Seule Strasbourg parvient à tirer son épingle du jeu : si les moins de 25 ans se chauffent aussi à l’électricité, ils sont le plus souvent équipés d’un chauffage central individuel. Ça leur permet de réguler leur consommation personnelle mais la tentation est moins grande de couper la chaudière toute la journée.

 

Il faut quand même prendre les déclarations de froid avec des pincettes. Parce qu’en 2006, quand l’Insee a fait son enquête logement (dernières données en date à ce sujet), les gens ont été peu nombreux à répondre à Bordeaux, Strasbourg, Grenoble et Nantes. Et l’Institut de la statistique n’a pas retenté l’expérience depuis.

Mais quand on regarde les chiffres nationaux, la même chose apparaît.

 

Des politiques (dés)orientées

Les pouvoirs publics se sont donc emparés du problème – du moins en partie. Crédits d’impôt, programme « Habiter mieux », aides de l’Agence nationale de l’habitat, l’État multiplie les subventions pour lutter contre la précarité énergétique.

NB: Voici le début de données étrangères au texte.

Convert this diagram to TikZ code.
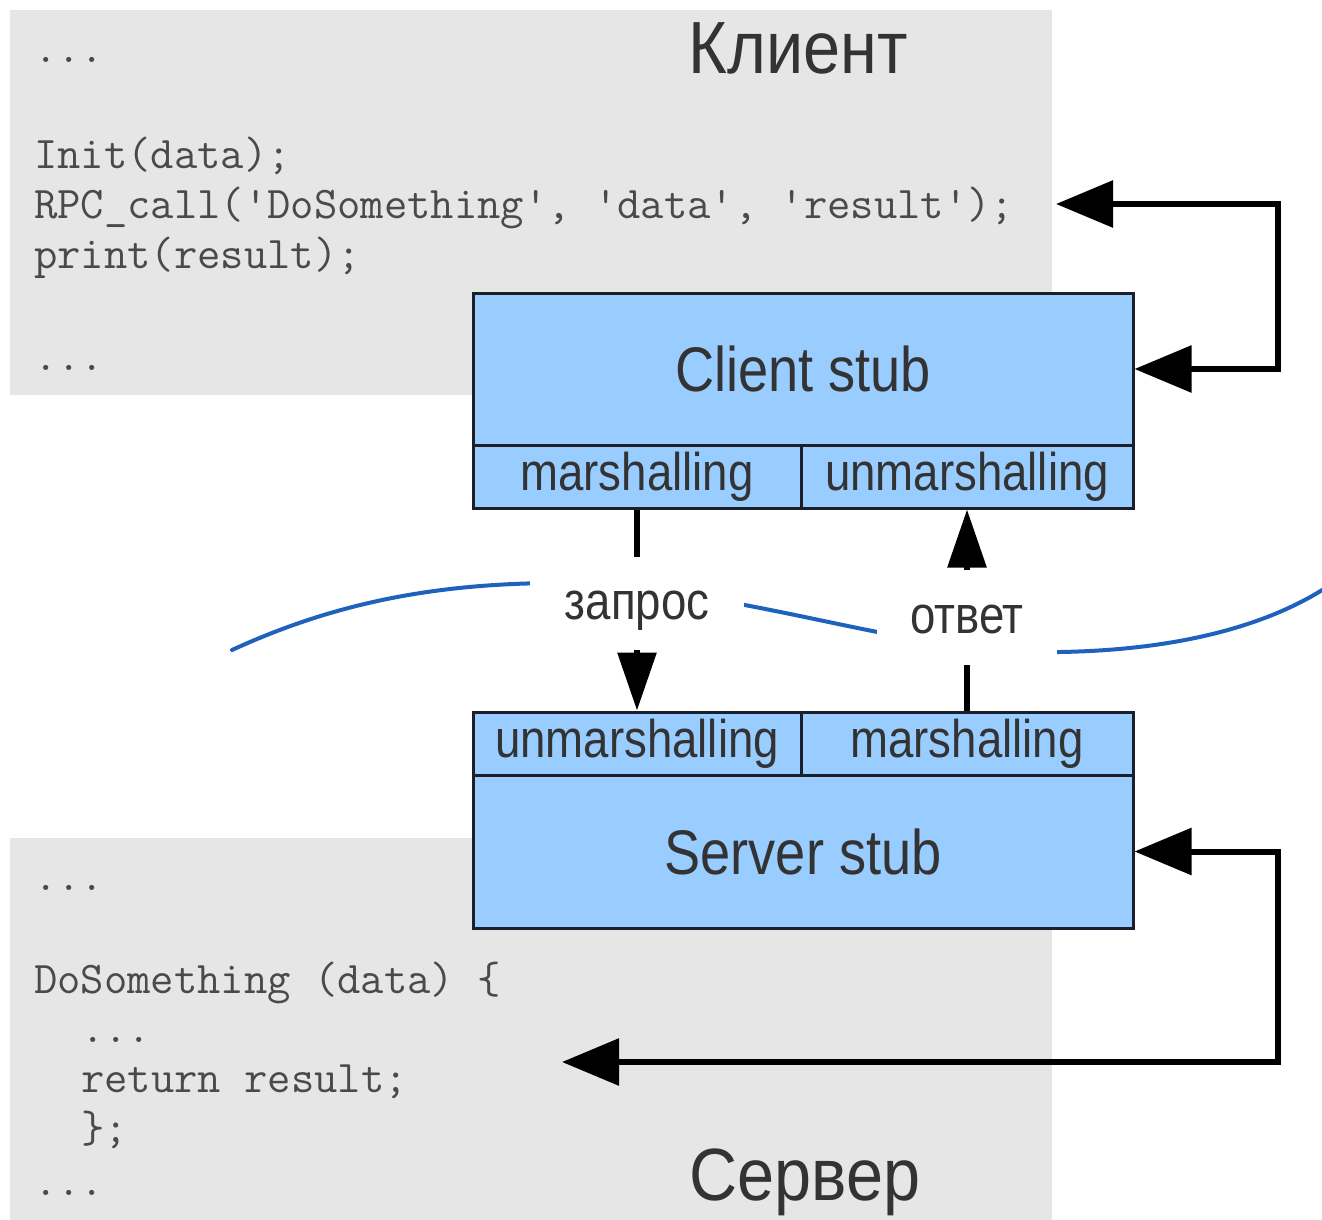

Mais elles sont essentiellement destinées aux propriétaires. L’idée est de les inciter à faire des travaux pour améliorer la qualité énergétique de leur logement. Une politique qui « participe à fragiliser les jeunes, qui sont très peu concernés par ces financements », pour Nathalie Duviella. « Quand ils n’ont pas d’enfants, ils sont plus facilement tentés de rompre avec le raisonnement classique “J’ai du mal à payer mon logement mais c’est pas grave.” » Et ils renoncent parfois tout simplement à se loger.